解決策は、試験官も知っている内容であれば、詳しく説明する必要はありません。しかし、その解決策が最重要課題の解決にどのように有効なのか、あなたの考えを説明することは必要です。
解決策で高度な知識を見せたくなると思いますが、試験官が評価しているのは、解決策に対する高度な知識ではなく、その解決策を導き出した思考プロセスだということを忘れてはいけません。
設問(3)で問われるコンピテンシーと解答ポイント
設問(3)は、「評価」のコンピテンシーを確認するための設問です。必須科目Ⅰでは、「評価」のコンピテンシーとして「新たなリスク」を確認することが決まっています。
コンピテンシーを認めてもらうためには、自分が提示した解決策を実施することによって、どのようなマイナスの波及効果があり、新たな懸念事項(リスク)が発生すると評価しているかを述べる必要があります。
「評価」
・業務遂行上の各段階における結果、最終的に得られる成果やその波及効果を評価し、次段階や別の業務の改善に資すること。
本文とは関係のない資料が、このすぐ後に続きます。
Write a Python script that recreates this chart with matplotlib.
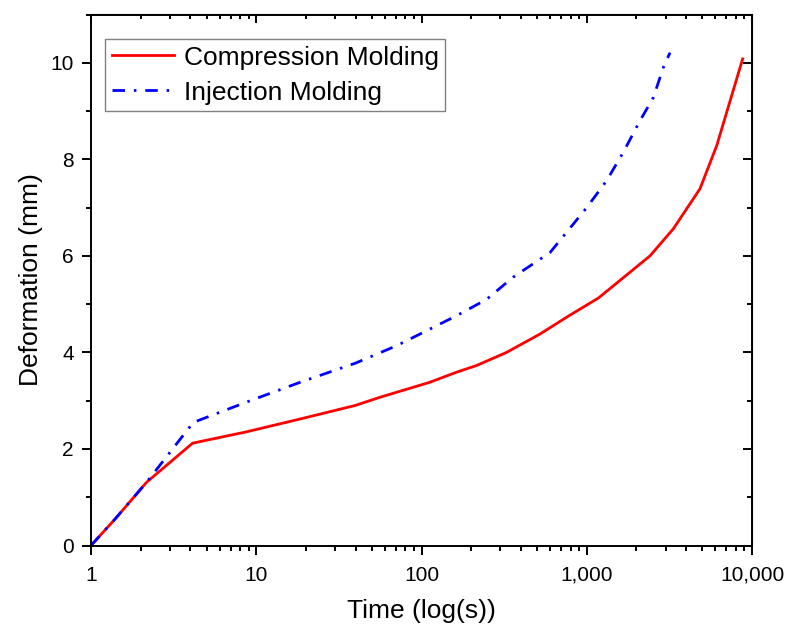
import matplotlib
matplotlib.use('Agg')
import matplotlib.pyplot as plt
from matplotlib.ticker import FixedLocator, FuncFormatter, LogLocator, MultipleLocator

# Compression molding (red, solid)
comp_time = [1, 1.4, 2.17, 4.12, 8.6, 18.4, 39.6, 56, 112, 163, 216, 327, 521, 756,
             1180, 2414, 3340, 4845, 6112, 8780]
comp_def = [0, 0.55, 1.31, 2.12, 2.35, 2.62, 2.90, 3.07, 3.38, 3.59, 3.73, 4.0, 4.38,
            4.73, 5.13, 6.0, 6.56, 7.39, 8.28, 10.08]

# Injection molding (blue, dash-dot)
inj_time = [1, 1.4, 2.17, 4.16, 9.2, 18.4, 40, 70.8, 163, 248, 359, 600, 1000, 1320,
            1660, 2100, 2530, 2905, 3190]
inj_def = [0, 0.55, 1.31, 2.55, 3.0, 3.38, 3.78, 4.14, 4.76, 5.1, 5.56, 6.07, 7.0, 7.56,
           8.14, 8.8, 9.28, 9.9, 10.21]

x_ticks = [1, 10, 100, 1000, 10000]

plt.rcParams['font.family'] = ['Liberation Sans', 'DejaVu Sans']

fig = plt.figure(figsize=(7.88, 6.3), dpi=100)
ax = fig.add_axes([91 / 788, 1 - 545.5 / 630, (752 - 91) / 788, (545.5 - 14.5) / 630])

ax.plot(comp_time, comp_def, color='#ff0000', lw=2.0, label='Compression Molding')
ax.plot(inj_time, inj_def, color='#0000ff', lw=2.0, linestyle=(0, (4.5, 3.2, 0.9, 3.2)),
        label='Injection Molding')

ax.set_xscale('log')
ax.set_xlim(1, 10000)
ax.set_ylim(0, 11)

ax.xaxis.set_major_locator(FixedLocator(x_ticks))
ax.xaxis.set_major_formatter(FuncFormatter(lambda v, p: f'{int(round(v)):,}'))
ax.xaxis.set_minor_locator(LogLocator(base=10, subs=range(2, 10)))
ax.xaxis.set_minor_formatter(FuncFormatter(lambda v, p: ''))
ax.yaxis.set_major_locator(MultipleLocator(2))
ax.yaxis.set_minor_locator(MultipleLocator(1))

for side in ['left', 'right', 'top', 'bottom']:
    ax.spines[side].set_linewidth(1.4)

ax.tick_params(which='both', direction='out', width=1.4, labelsize=15,
               top=False, right=False)
ax.tick_params(axis='x', pad=8)
ax.tick_params(axis='y', pad=6)
ax.tick_params(which='major', length=6.5)
ax.tick_params(which='minor', length=3.6)

# mirrored inward ticks on top and right
ax_top = ax.secondary_xaxis('top')
ax_top.xaxis.set_major_locator(FixedLocator(x_ticks))
ax_top.xaxis.set_minor_locator(LogLocator(base=10, subs=range(2, 10)))
ax_top.tick_params(which='both', direction='in', width=1.4, labeltop=False)
ax_top.tick_params(which='major', length=6.5)
ax_top.tick_params(which='minor', length=3.6)
ax_right = ax.secondary_yaxis('right')
ax_right.yaxis.set_major_locator(MultipleLocator(2))
ax_right.yaxis.set_minor_locator(MultipleLocator(1))
ax_right.tick_params(which='both', direction='in', width=1.4, labelright=False)
ax_right.tick_params(which='major', length=6.5)
ax_right.tick_params(which='minor', length=3.6)

ax.set_xlabel('Time (log(s))', fontsize=19, labelpad=10)
ax.set_ylabel('Deformation (mm)', fontsize=19, labelpad=5)

leg = ax.legend(loc='upper left', bbox_to_anchor=(14 / 661, 1 - 24.5 / 531),
                borderaxespad=0, fontsize=19, fancybox=False, edgecolor='#808080',
                framealpha=1, handlelength=2.35, borderpad=0.25, labelspacing=0.42,
                handletextpad=0.38)
leg.get_frame().set_linewidth(1.0)

fig.savefig('out.png', dpi=100)
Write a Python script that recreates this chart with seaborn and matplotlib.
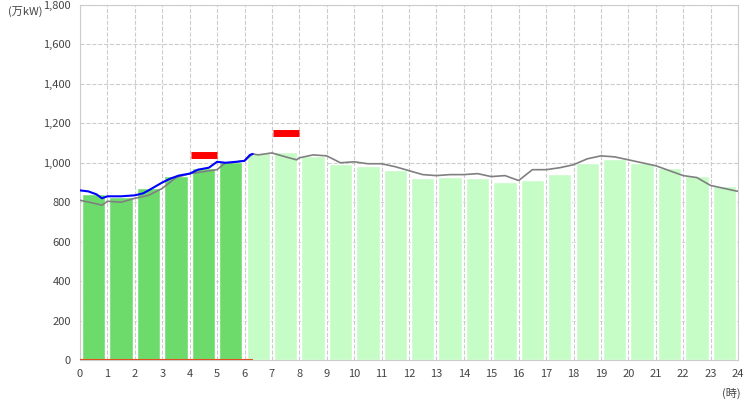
import matplotlib
matplotlib.use("Agg")
import matplotlib.pyplot as plt
import seaborn as sns
import pandas as pd

hours = list(range(24))
demand = [842, 825, 870, 935, 975, 1005, 1050, 1055, 1035, 995, 985, 965,
          925, 930, 925, 905, 915, 945, 1000, 1020, 1000, 975, 935, 880]
actual_done = 6  # hours 0-5 are results

gray_t = [0, 0.5, 0.8, 1, 1.5, 2, 2.5, 3, 3.5, 4, 4.5, 5, 5.3, 5.5, 6, 6.3, 6.5, 7, 7.5, 7.9,
          8, 8.5, 9, 9.5, 10, 10.5, 11, 11.5, 12, 12.5, 13, 13.5, 14, 14.5, 15, 15.5, 16, 16.5,
          17, 17.5, 18, 18.5, 19, 19.5, 20, 20.5, 21, 21.5, 22, 22.5, 23, 23.5, 24]
gray_v = [810, 795, 785, 805, 800, 820, 835, 870, 925, 945, 955, 965, 1000, 1000, 1010, 1045,
          1040, 1050, 1030, 1015, 1025, 1040, 1035, 1000, 1005, 995, 995, 980, 960, 940, 935,
          940, 940, 945, 930, 935, 910, 965, 965, 975, 990, 1020, 1035, 1030, 1015, 1000, 985,
          960, 935, 925, 885, 870, 855]
blue_t = [0, 0.3, 0.6, 0.8, 1, 1.5, 2, 2.3, 2.5, 3, 3.3, 3.6, 4, 4.3, 4.7, 5, 5.3, 5.7, 6, 6.2, 6.3]
blue_v = [860, 855, 840, 820, 830, 830, 835, 845, 860, 900, 920, 935, 945, 965, 975, 1005,
          1000, 1005, 1010, 1040, 1045]
peak_start = [4, 7]
peak_val = [1040, 1150]

sns.set_style("white")
plt.rcParams['font.family'] = ['Noto Sans CJK JP', 'DejaVu Sans']

fig = plt.figure(figsize=(7.5, 4), dpi=100)
ax = fig.add_axes([80/750, 40/400, 658/750, 355/400])

df = pd.DataFrame({"x": [h + 0.5 for h in hours], "y": demand,
                   "kind": ["done" if h < actual_done else "fc" for h in hours]})
sns.barplot(data=df, x="x", y="y", hue="kind", native_scale=True, dodge=False,
            palette={"done": "#6cdb6c", "fc": "#c6fcc6"}, width=0.85, legend=False,
            saturation=1, ax=ax, zorder=2)
sns.lineplot(x=gray_t, y=gray_v, color="#808080", lw=1.2, ax=ax, zorder=3)
sns.lineplot(x=blue_t, y=blue_v, color="#0000ff", lw=1.5, ax=ax, zorder=4)
for s, v in zip(peak_start, peak_val):
    ax.hlines(v, s + 0.05, s + 1, color="red", lw=5, zorder=5)
ax.hlines(0, 0, 6.3, color="#e05020", lw=1.5, zorder=5)

ax.set_xlim(0, 24)
ax.set_ylim(0, 1800)
ax.set_xticks(range(25))
ax.set_yticks(range(0, 1801, 200))
ax.set_yticklabels([f"{v:,}" for v in range(0, 1801, 200)])
ax.tick_params(labelsize=8, colors="#444444", length=3)
ax.grid(True, ls="--", color="#cccccc", lw=0.8, zorder=0)
ax.set_axisbelow(True)
for sp in ax.spines.values():
    sp.set_color("#cccccc")
ax.set_xlabel("")
ax.set_ylabel("")
fig.text(8/750, 1 - 12/400, "(万kW)", fontsize=8, color="#444444", va="center")
fig.text(722/750, 1 - 393/400, "(時)", fontsize=8, color="#444444", va="center")
fig.savefig("out.png", dpi=100)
波及効果には、プラスの影響とマイナスの影響の両面があり、マイナスの影響が大きくなって別途の対策が必要となる事態が新たな懸念事項です。
新たな懸案事項は、残留リスクや二次リスクと同じです。現時点ではそのレベルに留まっているけれども、しっかり監視していかなければ将来的に新たな解決策が必要となるのが、新たな懸念事項です。
解決策の有効性をどのようにマネジメントしていくかという観点から、懸念事項の対応策(リスク管理対策)を示すことが重要です。
設問(4)で問われるコンピテンシーと解答ポイント
設問(4)にある「技術者としての倫理」と「社会の持続可能性」は、コンピテンシー「技術者倫理」の一番目に定義されているのもで、技術者倫理綱領では「公衆の利益の優先」と「持続可能性の確保」の項目に該当します。
二番目、三番目の定義は、技術者倫理として重要なことではなりますが、必須科目Ⅰの確認項目の対象外となっているので、法令順守や責任範囲の明確化を書いても採点されないはずです。
「技術者倫理」
・業務遂行にあたり、公衆の安全、健康及び福利を最優先に考慮した上で、社会、文化及び環境に対する影響を予見し、地球環境の保全等、次世代にわたる社会の持続性の確保に努め、技術士としての使命、社会的地位及び職責を自覚し、倫理的に行動すること。
・業務履行上、関係法令等の制度が求めている事項を遵守すること。
・業務履行上行う決定に際して、自らの業務及び責任の範囲を明確にし、これらの責任を負うこと。
解答では公衆の安全を優先することや、自然環境や生活環境を保全することに留意して業務遂行することを必ず書く必要があります。どちらも書かれていない場合は、大幅に減点されることになるはずです。
企業や自治体の都合を優先するのではなく、地域住民の安全・安心を第一に考えて、優先順位をつけて業務を遂行することが、技術者倫理の視点として必要になります。
また、持続性の確保の視点では、自然環境の保全や環境負荷の削減に努めながら業務を遂行することが倫理要件となります。